There will also be an increased emphasis on getting and keeping younger players. That’s good news for anyone with a child who might like golf. Chances are, a nearby course will find a way for him or her to take lessons and get out onto the course for a lot less money than might be expected. 


Finally, look for a discernible change in course maintenance. With golf revenues mostly flat and real estate sales no longer the fat subsidy they’ve been in recent years, courses will have to cut costs where they can. Wages make up about 80 per cent of a typical course’s operating expenses, with water, fuel and chemical inputs accounting for much of the rest. All of these costs could be cut considerably if courses reverted to the less-manicured conditions that were prevalent in North America 30 or 40 years ago and remain the norm at even the best courses in Europe and Australia.
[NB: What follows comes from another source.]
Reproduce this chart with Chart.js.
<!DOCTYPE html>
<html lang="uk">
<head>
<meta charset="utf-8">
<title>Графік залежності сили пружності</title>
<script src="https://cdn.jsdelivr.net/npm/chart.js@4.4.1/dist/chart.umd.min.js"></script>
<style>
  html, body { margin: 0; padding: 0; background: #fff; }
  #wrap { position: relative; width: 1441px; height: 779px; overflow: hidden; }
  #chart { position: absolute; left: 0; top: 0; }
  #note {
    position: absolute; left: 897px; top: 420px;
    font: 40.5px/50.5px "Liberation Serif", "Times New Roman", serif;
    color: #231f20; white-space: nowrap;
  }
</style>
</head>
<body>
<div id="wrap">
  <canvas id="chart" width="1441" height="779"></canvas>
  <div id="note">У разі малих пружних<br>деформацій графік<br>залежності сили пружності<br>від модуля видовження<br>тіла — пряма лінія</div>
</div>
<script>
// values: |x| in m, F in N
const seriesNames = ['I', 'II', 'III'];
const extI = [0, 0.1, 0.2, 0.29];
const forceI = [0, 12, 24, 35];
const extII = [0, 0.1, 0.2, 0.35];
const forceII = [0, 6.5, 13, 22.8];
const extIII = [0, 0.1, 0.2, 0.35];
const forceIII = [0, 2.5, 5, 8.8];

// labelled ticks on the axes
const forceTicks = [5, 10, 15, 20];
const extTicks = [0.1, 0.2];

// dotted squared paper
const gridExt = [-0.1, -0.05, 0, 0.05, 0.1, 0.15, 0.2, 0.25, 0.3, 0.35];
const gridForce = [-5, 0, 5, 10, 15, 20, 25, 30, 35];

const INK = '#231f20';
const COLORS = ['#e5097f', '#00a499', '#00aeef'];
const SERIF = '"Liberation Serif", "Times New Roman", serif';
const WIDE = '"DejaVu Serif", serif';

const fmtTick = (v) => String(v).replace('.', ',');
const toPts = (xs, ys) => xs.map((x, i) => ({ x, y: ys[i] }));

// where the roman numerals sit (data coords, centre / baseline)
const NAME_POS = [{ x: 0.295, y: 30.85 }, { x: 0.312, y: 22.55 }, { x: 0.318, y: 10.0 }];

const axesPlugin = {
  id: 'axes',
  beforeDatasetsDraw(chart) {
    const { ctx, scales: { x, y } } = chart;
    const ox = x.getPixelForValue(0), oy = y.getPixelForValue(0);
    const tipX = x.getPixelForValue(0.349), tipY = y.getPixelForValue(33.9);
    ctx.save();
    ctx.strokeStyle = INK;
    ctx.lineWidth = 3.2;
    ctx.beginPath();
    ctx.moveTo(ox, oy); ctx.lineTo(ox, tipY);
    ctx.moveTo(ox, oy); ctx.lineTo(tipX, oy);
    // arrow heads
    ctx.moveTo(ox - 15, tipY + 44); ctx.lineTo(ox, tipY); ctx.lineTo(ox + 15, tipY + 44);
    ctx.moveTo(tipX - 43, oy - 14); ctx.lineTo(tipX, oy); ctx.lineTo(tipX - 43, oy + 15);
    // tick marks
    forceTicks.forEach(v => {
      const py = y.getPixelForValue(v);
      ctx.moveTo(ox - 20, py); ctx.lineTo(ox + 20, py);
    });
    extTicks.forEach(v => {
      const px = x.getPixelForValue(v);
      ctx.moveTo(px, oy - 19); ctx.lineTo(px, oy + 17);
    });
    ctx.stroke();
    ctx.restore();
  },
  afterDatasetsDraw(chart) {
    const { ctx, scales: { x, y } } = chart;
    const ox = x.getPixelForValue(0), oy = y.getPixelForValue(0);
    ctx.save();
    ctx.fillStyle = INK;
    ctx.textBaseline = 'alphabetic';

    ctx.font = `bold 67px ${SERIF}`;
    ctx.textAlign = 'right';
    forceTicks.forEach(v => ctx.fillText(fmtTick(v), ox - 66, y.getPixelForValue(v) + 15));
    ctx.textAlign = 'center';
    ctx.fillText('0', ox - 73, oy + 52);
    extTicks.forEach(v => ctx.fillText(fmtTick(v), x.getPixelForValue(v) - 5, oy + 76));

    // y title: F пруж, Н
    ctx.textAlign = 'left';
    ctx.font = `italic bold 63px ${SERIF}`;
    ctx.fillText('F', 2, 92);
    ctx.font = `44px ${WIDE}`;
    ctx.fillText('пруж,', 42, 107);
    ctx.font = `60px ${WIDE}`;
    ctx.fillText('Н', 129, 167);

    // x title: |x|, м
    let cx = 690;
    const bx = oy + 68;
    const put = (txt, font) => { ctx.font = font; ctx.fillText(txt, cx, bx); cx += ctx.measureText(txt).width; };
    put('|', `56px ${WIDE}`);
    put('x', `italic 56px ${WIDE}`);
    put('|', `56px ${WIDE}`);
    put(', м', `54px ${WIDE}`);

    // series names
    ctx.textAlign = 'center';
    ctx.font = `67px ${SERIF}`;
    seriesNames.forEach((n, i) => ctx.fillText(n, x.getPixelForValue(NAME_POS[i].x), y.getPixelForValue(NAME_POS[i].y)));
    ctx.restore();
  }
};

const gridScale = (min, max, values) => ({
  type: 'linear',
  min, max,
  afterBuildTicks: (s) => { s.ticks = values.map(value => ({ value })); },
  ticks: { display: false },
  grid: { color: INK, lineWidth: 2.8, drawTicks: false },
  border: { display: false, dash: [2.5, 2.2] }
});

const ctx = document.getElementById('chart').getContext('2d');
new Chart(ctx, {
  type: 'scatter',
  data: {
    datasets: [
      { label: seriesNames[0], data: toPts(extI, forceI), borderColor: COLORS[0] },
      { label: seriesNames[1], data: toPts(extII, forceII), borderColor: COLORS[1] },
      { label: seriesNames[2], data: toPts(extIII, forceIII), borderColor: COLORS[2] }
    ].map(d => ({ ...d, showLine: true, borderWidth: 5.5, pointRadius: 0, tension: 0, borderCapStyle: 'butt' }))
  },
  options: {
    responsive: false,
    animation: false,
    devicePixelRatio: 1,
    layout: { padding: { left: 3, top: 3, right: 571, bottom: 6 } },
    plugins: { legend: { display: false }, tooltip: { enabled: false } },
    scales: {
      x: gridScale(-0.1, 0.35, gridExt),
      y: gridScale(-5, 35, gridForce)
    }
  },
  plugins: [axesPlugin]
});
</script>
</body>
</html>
It’s a line of thinking that has led to so-called minimalist courses such as Oregon’s Bandon Dunes and Richard Zokol’s Sagebrush Golf and Sporting Club in the Nicola Valley, but now the trend is going mainstream. For example, in 2008 Golf Digest magazine changed its rating criteria to recognize “firm, fast and rolling fairways,” a tweak that not only rewards courses of that description but actively penalizes those that are too lush and green. The rationale is threefold: courses that use less water and chemical inputs are more environmentally friendly, they’re cheaper to maintain and they are more fun to play.


So, let’s review: the worst seems to be over, but in dealing with their current problems B.C. golf courses are making the game more accessible, more affordable, more environmentally friendly and more fun. The scorecard is looking better already.